In Maine’s 1820 constitution, “Public Lots” were defined as one-twentieth of each township (1,000 acres on average) and were set aside to be used eventually for municipal buildings, schools, and churches. However, by 1970, ten million acres had never been settled in western and northern Maine, those lots were never accessible or available as public lands, and the “timber and grass rights” of the unincorporated townships were sold.

In Cummings obituary (which he wrote himself), he reflected, “Most found the idea that the state could misplace 400,000 acres of land absurd. My editors and most readers treated the story as almost a joke. None of the major environmental groups paid any attention. My role was to keep the story alive until the legal and political processes could take notice and respond.” With more than two dozen stories published in newspapers, Bob succeeded in galvanizing public support and the attention of the legislature. The Maine Supreme Court ruled that the public lots did, indeed, belong to the people of Maine. There followed a complex process of consolidating 450,000 acres of land under the newly created Bureau of Public Lands.

In 1971—as a greenhorn, 20-something conservation staffer for the Appalachian Mountain Club—I got to know Bob as a colleague, friend, and mentor. We both attended hearings of the Maine Land Use Regulation Commission and other regulatory and legislative bodies. He always had a breast-pocket full of #2 lead pencils without erasers, his right forefinger black with graphite, constantly jotting on plain, unlined, yellow paper on a clipboard as some timber industry lawyer droned on for 20 minutes. The words looked like scribbling to me, and I once asked, “Bob, how can you read that?” He smiled and said, “I can’t. But the LURC and the timber lawyers know that I know exactly what they said.”

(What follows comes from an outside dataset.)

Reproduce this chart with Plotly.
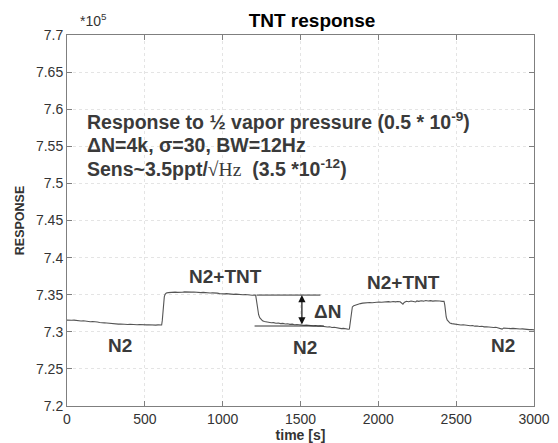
import plotly.graph_objects as go

# ---- data (response in units of 1e5) ----
time_s = [0, 15, 30, 45, 60, 75, 90, 105, 120, 135, 150, 165, 180, 195, 210, 225, 240, 255, 270, 285,
          300, 315, 330, 345, 360, 375, 390, 405, 420, 435, 450, 465, 480, 495, 510, 525, 540, 555, 570, 585,
          600, 608,
          612, 616, 620, 625, 630, 638, 650,
          665, 680, 695, 710, 725, 740, 755, 770, 785, 800, 815, 830, 845, 860, 875, 890, 905, 920, 935, 950,
          965, 980, 995, 1010, 1025, 1040, 1055, 1070, 1085, 1100, 1115, 1130, 1145, 1160, 1175, 1190, 1205, 1212,
          1216, 1220, 1225, 1231, 1238, 1246, 1256, 1268, 1282, 1297,
          1312, 1327, 1342, 1357, 1372, 1387, 1402, 1417, 1432, 1447, 1462, 1477, 1492, 1507, 1522, 1537, 1552,
          1567, 1582, 1597, 1612, 1627, 1642, 1657, 1672, 1687, 1702, 1717, 1732, 1747, 1762, 1777, 1792, 1807, 1814,
          1818, 1822, 1827, 1833, 1842, 1855, 1870, 1885, 1900,
          1915, 1930, 1945, 1960, 1975, 1990, 2005, 2020, 2035, 2050, 2065, 2080, 2095, 2110, 2125, 2140, 2150,
          2158, 2166, 2180, 2195, 2210, 2225, 2240, 2248, 2260, 2275, 2290, 2305, 2320, 2335, 2350, 2365, 2380,
          2395, 2410, 2422,
          2427, 2431, 2436, 2442, 2450, 2460, 2472, 2485,
          2500, 2515, 2530, 2545, 2560, 2575, 2590, 2605, 2620, 2635, 2650, 2665, 2680, 2695, 2710, 2725, 2740,
          2755, 2770, 2785, 2795, 2805, 2820, 2835, 2850, 2865, 2880, 2895, 2910, 2925, 2940, 2955, 2970, 2985, 3000]

response = [7.3158, 7.3161, 7.3155, 7.3157, 7.3150, 7.3152, 7.3146, 7.3148, 7.3141, 7.3143, 7.3136, 7.3138,
            7.3130, 7.3132, 7.3125, 7.3127, 7.3120, 7.3118, 7.3114, 7.3116, 7.3109, 7.3111, 7.3104, 7.3106,
            7.3100, 7.3103, 7.3098, 7.3102, 7.3097, 7.3101, 7.3096, 7.3099, 7.3094, 7.3098, 7.3093, 7.3096,
            7.3091, 7.3094, 7.3090, 7.3093, 7.3091, 7.3092,
            7.3150, 7.3280, 7.3400, 7.3470, 7.3505, 7.3522, 7.3528,
            7.3532, 7.3528, 7.3535, 7.3531, 7.3537, 7.3533, 7.3538, 7.3534, 7.3539, 7.3535, 7.3537, 7.3531,
            7.3534, 7.3528, 7.3532, 7.3526, 7.3529, 7.3522, 7.3525, 7.3518, 7.3521, 7.3515, 7.3518, 7.3511,
            7.3514, 7.3508, 7.3511, 7.3505, 7.3508, 7.3502, 7.3505, 7.3499, 7.3502, 7.3496, 7.3499, 7.3493,
            7.3495, 7.3492,
            7.3440, 7.3360, 7.3290, 7.3230, 7.3190, 7.3165, 7.3148, 7.3138, 7.3132, 7.3128,
            7.3121, 7.3124, 7.3116, 7.3119, 7.3110, 7.3113, 7.3105, 7.3108, 7.3100, 7.3103, 7.3095, 7.3098,
            7.3091, 7.3094, 7.3087, 7.3090, 7.3084, 7.3087, 7.3080, 7.3083, 7.3076, 7.3080, 7.3072, 7.3068,
            7.3064, 7.3067, 7.3058, 7.3061, 7.3052, 7.3048, 7.3043, 7.3046, 7.3038, 7.3035, 7.3037,
            7.3100, 7.3220, 7.3300, 7.3335, 7.3350, 7.3362, 7.3372, 7.3380, 7.3386,
            7.3392, 7.3389, 7.3395, 7.3392, 7.3398, 7.3395, 7.3401, 7.3398, 7.3404, 7.3400, 7.3406, 7.3402,
            7.3408, 7.3403, 7.3409, 7.3404, 7.3390, 7.3372, 7.3395, 7.3412, 7.3406, 7.3414, 7.3408, 7.3402,
            7.3416, 7.3410, 7.3418, 7.3413, 7.3421, 7.3415, 7.3420, 7.3413, 7.3417, 7.3411, 7.3415, 7.3410,
            7.3412,
            7.3360, 7.3270, 7.3200, 7.3160, 7.3135, 7.3118, 7.3110, 7.3104,
            7.3100, 7.3096, 7.3092, 7.3094, 7.3087, 7.3090, 7.3081, 7.3084, 7.3076, 7.3079, 7.3071, 7.3074,
            7.3066, 7.3069, 7.3062, 7.3065, 7.3058, 7.3061, 7.3054, 7.3048, 7.3036, 7.3050, 7.3046, 7.3049,
            7.3043, 7.3046, 7.3040, 7.3044, 7.3037, 7.3040, 7.3033, 7.3036, 7.3029, 7.3031, 7.3026]

x_ticks = [0, 500, 1000, 1500, 2000, 2500, 3000]
y_ticks = [7.2, 7.25, 7.3, 7.35, 7.4, 7.45, 7.5, 7.55, 7.6, 7.65, 7.7]
y_tick_labels = ["7.2", "7.25", "7.3", "7.35", "7.4", "7.45", "7.5", "7.55", "7.6", "7.65", "7.7"]

# phase labels
phase_t = [339, 1015, 1530, 2163, 2802]
phase_v = [7.2822, 7.3743, 7.2790, 7.3662, 7.2810]
phase_txt = ["N2", "N2+TNT", "N2", "N2+TNT", "N2"]

# delta-N markers
dn_top = 7.3495
dn_bottom = 7.3078
dn_top_span = [1218, 1628]
dn_bottom_span = [1205, 1650]
dn_arrow_t = 1509

info_lines = ["<b>Response to ½ vapor pressure (0.5 * 10<sup>-9</sup>)</b>",
              "<b>ΔN=4k, σ=30, BW=12Hz</b>",
              "<b>Sens~3.5ppt/</b><span style=\"font-family:'Liberation Serif'\">√Hz</span><b>  (3.5 *10<sup>-12</sup>)</b>"]
info_t = 114
info_v = [7.5845, 7.5518, 7.5208]

FONT = "Arial, 'Liberation Sans', sans-serif"
TXT = "#3a3a3a"

fig = go.Figure()
fig.add_trace(go.Scatter(x=time_s, y=response, mode="lines",
                         line=dict(color="#555555", width=1.1), showlegend=False, hoverinfo="skip"))
fig.add_trace(go.Scatter(x=dn_top_span, y=[dn_top, dn_top], mode="lines",
                         line=dict(color="#333333", width=1), showlegend=False, hoverinfo="skip"))
fig.add_trace(go.Scatter(x=dn_bottom_span, y=[dn_bottom, dn_bottom], mode="lines",
                         line=dict(color="#333333", width=1), showlegend=False, hoverinfo="skip"))

annotations = []
annotations.append(dict(x=dn_arrow_t, y=dn_top, ax=dn_arrow_t, ay=dn_bottom, xref="x", yref="y",
                        axref="x", ayref="y", text="", showarrow=True, arrowhead=2, startarrowhead=2,
                        arrowside="end+start", arrowsize=1.2, arrowwidth=1.2, arrowcolor="#111111",
                        standoff=0, startstandoff=0))
annotations.append(dict(x=1573, y=7.3271, xref="x", yref="y", text="<b>ΔN</b>", showarrow=False,
                        xanchor="left", yanchor="middle", font=dict(family=FONT, size=19, color=TXT)))
for t, v, s in zip(phase_t, phase_v, phase_txt):
    annotations.append(dict(x=t, y=v, xref="x", yref="y", text="<b>" + s + "</b>", showarrow=False,
                            xanchor="center", yanchor="middle", font=dict(family=FONT, size=19, color=TXT)))
for s, v in zip(info_lines, info_v):
    annotations.append(dict(x=info_t, y=v, xref="x", yref="y", text=s, showarrow=False,
                            xanchor="left", yanchor="middle", align="left",
                            font=dict(family=FONT, size=19.5, color=TXT)))
annotations.append(dict(x=0.0236, y=1.04, xref="paper", yref="paper", text="*10<sup>5</sup>",
                        showarrow=False, xanchor="left", yanchor="middle",
                        font=dict(family=FONT, size=14, color="#333333")))

axis_common = dict(showline=True, linecolor="#7f7f7f", linewidth=1, mirror="ticks",
                   ticks="inside", ticklen=5, tickcolor="#7f7f7f", automargin=False,
                   showgrid=True, gridcolor="#e4e4e4", griddash="dot", gridwidth=1,
                   zeroline=False, tickfont=dict(family=FONT, size=14, color="#333333"))

fig.update_layout(
    width=558, height=443,
    margin=dict(l=67, r=24, t=35, b=37),
    paper_bgcolor="white", plot_bgcolor="white",
    title=dict(text="<b>TNT response</b>", x=312 / 558, y=1 - 20 / 443, xanchor="center", yanchor="middle",
               xref="container", yref="container",
               font=dict(family=FONT, size=19, color="black")),
    xaxis=dict(range=[0, 3000], tickvals=x_ticks, ticktext=[str(v) for v in x_ticks],
               title=dict(text="<b>time [s]</b>", standoff=2, font=dict(family=FONT, size=14, color="#333333")),
               **axis_common),
    yaxis=dict(range=[7.2, 7.7], tickvals=y_ticks, ticktext=y_tick_labels,
               title=dict(text="<b>RESPONSE</b>", standoff=8, font=dict(family=FONT, size=12.5, color="#333333")),
               **axis_common),
    annotations=annotations,
)

fig.write_html("out.html", config={"displayModeBar": False, "staticPlot": True},
               post_script="document.body.style.margin='0';")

In the early 70s, working with AMC, I unsuccessfully asked the Brown Paper Company about protecting the Mahoosuc Mountain range to commemorate AMC’s centennial anniversary in 1976. Later, thanks to Bob’s coaching, I asked Maine’s Bureau of State Parks (now Bureau of Parks and Lands) if we could consolidate trade lands to protect the Mahoosucs. Due to poor timber values on the A.T. ridgecrest, the timber companies concurred, trading more than two acres of ridgecrest for each acre of valley-bottom lands more suitable for timbering.

In 1977, the Maine Legislature and Governor approved the acquisition by land-trades of approximately 21,000 acres of the Maine portion of the Mahoosucs with two paper companies. Today, the Mahoosuc Public Reserved Lands total more than 40,000 acres (see a map of those lands here).

Other A.T. lands authorized by public trades include holdings near Sabbathday Pond and the Bigelow Mountain Preserve, where Maine’s citizens mandated acquisition by statewide public referendum.

In 1993, bored with retirement, Bob announced he was going to Georgia and walking home. He arrived on the summit of Springer Mountain in Georgia on April 15 that year and climbed Katahdin October 16.

Bob was a Trail maintainer, officer, and newsletter editor for the Maine A.T. Club. In June 2002, he joined with others to found the Maine Appalachian Trail Land Trust. He became the Trust’s second president and longstanding director (see Conservation Champion Bob Cummings Passes Away).

For his distinguished contributions to the Appalachian Trail project, Bob was named an Honorary Member at ATC’s 2005 biennial meeting.

Long live the example and vision, and our memories, of this ardent conservationist and wonderful outdoorsman, Robert C. Cummings!